Korn warns that first-quarter growth could even be negative compared with the same time last year. When he was finance minister, Korn channelled two massive stimulus packages into the economy. They were criticized at the time, but managed to keep the Thai economy afloat as it was buffeted by the late 2000s financial crisis.
He says the current circumstances are similar, and has been urging the junta to step up since February, via social media messaging and media interviews, urging income support, tax cuts, loan relief and soft loans for small businesses.
“I’ve got to accept the reality of the fact that things are tough and no single policy is going to be a cure,” he says. “But the government does have fiscal leeway to be more proactive in keeping up a level of demand in the country.
“Demand is [lacking] and purchasing power is non-existent on the part of the citizens. So they need to be using all the firepower that they have. What better time to do it than now when your debt-to-GDP is only about 41%, when your costs of your government borrowing is almost zero and when there’s a lack of demand from every other sector in the economy?”
“But this government, I don’t think they get that,” he adds. “They seem to think that it looks good for them if they’re shown to be fiscally prudent, but you have no right as a government to be prudent at a time when dramatic action needs to be taken.”

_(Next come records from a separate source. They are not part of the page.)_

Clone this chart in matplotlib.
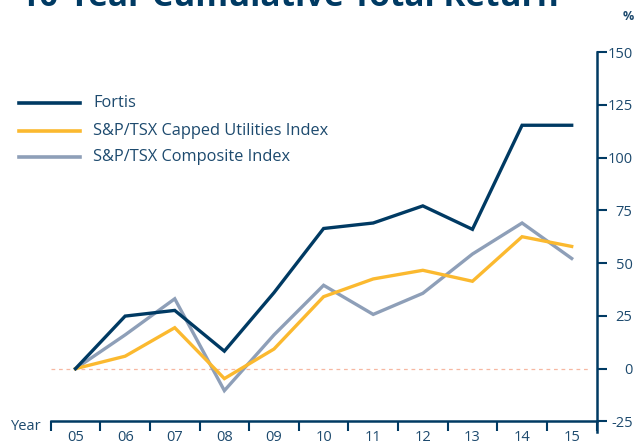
import matplotlib
matplotlib.use("Agg")
import matplotlib.pyplot as plt
from matplotlib.lines import Line2D
from matplotlib.ticker import FixedLocator, NullFormatter

years = ['05', '06', '07', '08', '09', '10', '11', '12', '13', '14', '15']
fortis = [0, 24.9, 27.6, 8.3, 36.0, 66.4, 69.0, 77.1, 66.0, 115.3, 115.3]
utilities = [0, 5.9, 19.4, -4.7, 9.3, 34.1, 42.5, 46.6, 41.4, 62.5, 57.9]
composite = [0, 16.0, 33.1, -10.4, 16.0, 39.5, 25.7, 35.7, 54.3, 69.0, 52.2]
series_names = ['Fortis', 'S&P/TSX Capped Utilities Index', 'S&P/TSX Composite Index']
yticks = [-25, 0, 25, 50, 75, 100, 125, 150]

NAVY = '#003a63'
TEXT = '#1d4a6e'
YELLOW = '#fbb92f'
GRAY = '#8e9fb8'
PINK = '#f7b8a2'

plt.rcParams['font.family'] = ['Open Sans', 'DejaVu Sans']

W, H = 635, 447
fig = plt.figure(figsize=(W / 100, H / 100), dpi=100)
ax = fig.add_axes([50.7 / W, (H - 432) / H, (596.5 - 50.7) / W, (432 - 52) / H])

x = list(range(len(years)))
ax.axhline(0, color=PINK, lw=0.9, ls=(0, (3, 3)), xmin=0.0, xmax=0.99, zorder=1)
ax.plot(x, composite, color=GRAY, lw=2.4, zorder=3, solid_joinstyle='miter')
ax.plot(x, utilities, color=YELLOW, lw=2.4, zorder=4, solid_joinstyle='miter')
ax.plot(x, fortis, color=NAVY, lw=2.4, zorder=5, solid_joinstyle='miter')

ax.set_xlim(-0.5, len(years) - 0.5)
ax.set_ylim(-30, 150)

for s in ['top', 'left']:
    ax.spines[s].set_visible(False)
ax.spines['bottom'].set_position(('data', -25))
ax.spines['bottom'].set_color(NAVY)
ax.spines['bottom'].set_linewidth(1.8)
ax.spines['right'].set_color(NAVY)
ax.spines['right'].set_linewidth(1.8)
ax.spines['right'].set_bounds(-30, 150)

ax.yaxis.tick_right()
ax.set_yticks(yticks)
ax.set_yticklabels([str(v) for v in yticks])
ax.tick_params(axis='y', direction='out', length=7, width=1.5, color=NAVY,
               labelcolor=TEXT, labelsize=10.5, pad=19)
for lab in ax.get_yticklabels():
    lab.set_horizontalalignment('right')

ax.set_xticks(x)
ax.set_xticklabels(years)
ax.xaxis.set_minor_locator(FixedLocator([i - 0.5 for i in range(len(years) + 1)]))
ax.xaxis.set_minor_formatter(NullFormatter())
ax.tick_params(axis='x', which='major', length=0, labelcolor=TEXT, labelsize=10.5, pad=6)
ax.tick_params(axis='x', which='minor', direction='out', length=7, width=1.5, color=NAVY)

# Title (partially cropped at top in the reference)
fig.text(20 / W, 1 - 6 / H, '10-Year Cumulative Total Return', fontsize=24, weight='bold',
         color=NAVY, va='baseline', ha='left')
fig.text(628 / W, 1 - 16 / H, '%', fontsize=9, weight='bold', color=TEXT, ha='center', va='center')
fig.text(42 / W, 1 - 426 / H, 'Year', fontsize=10.5, color=TEXT, ha='right', va='center')

# Legend
leg_y = [102.7, 130.7, 157]
leg_c = [NAVY, YELLOW, GRAY]
for name, yy, c in zip(series_names, leg_y, leg_c):
    fig.add_artist(Line2D([19 / W, 80 / W], [1 - yy / H] * 2, color=c, lw=2.6))
    fig.text(93 / W, 1 - yy / H, name, fontsize=11.8, color=TEXT, ha='left', va='center')

fig.savefig('out.png', dpi=100)
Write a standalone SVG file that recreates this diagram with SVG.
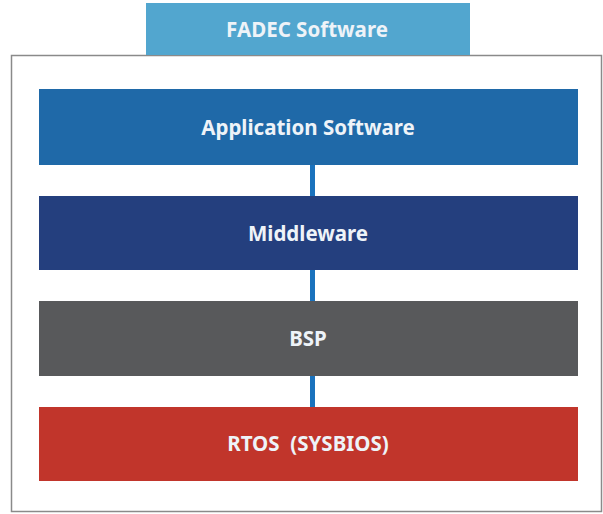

The junta finally announced a cocktail of measures worth $3.2 billion – cash handouts, soft loans and tax benefits – on March 6, about eight hours after Korn’s interview with Asiamoney.
Korn says the measures still don’t go far enough, and responded with a seven-point package to deliver more buying power to Thais, proposing deeper income support, tax cuts, loan relief and more generous soft loan packages for small businesses.
The central Bank of Thailand has also stepped up to aggressively support financial markets with four interest rate cuts since August. As Asiamoney went to press, Thai rates were at a record low of 0.75%.
Korn says tourism had been the only remaining engine “still running” until the pandemic outbreak. But with airports almost empty and Thai hotels discounting room rates by as much as 60% or 70%, the virus outbreak has torpedoed even that staple.
“There are supply-side disruptions to manufacturing and demand-side disruption as a result of the disappearing tourists,” says Korn. “Plus a huge issue that’s affecting tens of millions of farmers has been pushed off the national radar altogether, which is the ongoing drought. It could be one of the worst droughts we’ve seen for 40 years.”
As for Korn’s old stomping ground, Thailand’s sputtering banking sector, he sees a tech-led renewal.
Right now, the question is not issuing more bank licences to foreign banks, it’s about opening up the whole financial sector towards financial services provided by tech companies. That’s where the innovation is
– Korn Chatikavanij
“Right now, the question is not issuing more bank licences to foreign banks, it’s about opening up the whole financial sector towards financial services provided by tech companies. That’s where the innovation is.
“The next step really is opening up the game towards a different kind of financial provider altogether; the internet banks,” he says, pointing to similar moves in Hong Kong, Singapore and Malaysia.
“I love the internet banks. I love what they do in terms of a customer experience. I love how they can provide that experience without the brick-and-mortar legacy costs of the existing commercial banks. We should be asking whether we should be doing the same.”
And as their country struggles with their junta’s direction, Thais will be asking themselves much the same question, albeit of Korn and his attempted return to the heart of the Thai economic and political conversation.
Or as one prominent local economist says: “I think we should listen to him. Not only him, but other parties and other leaders.”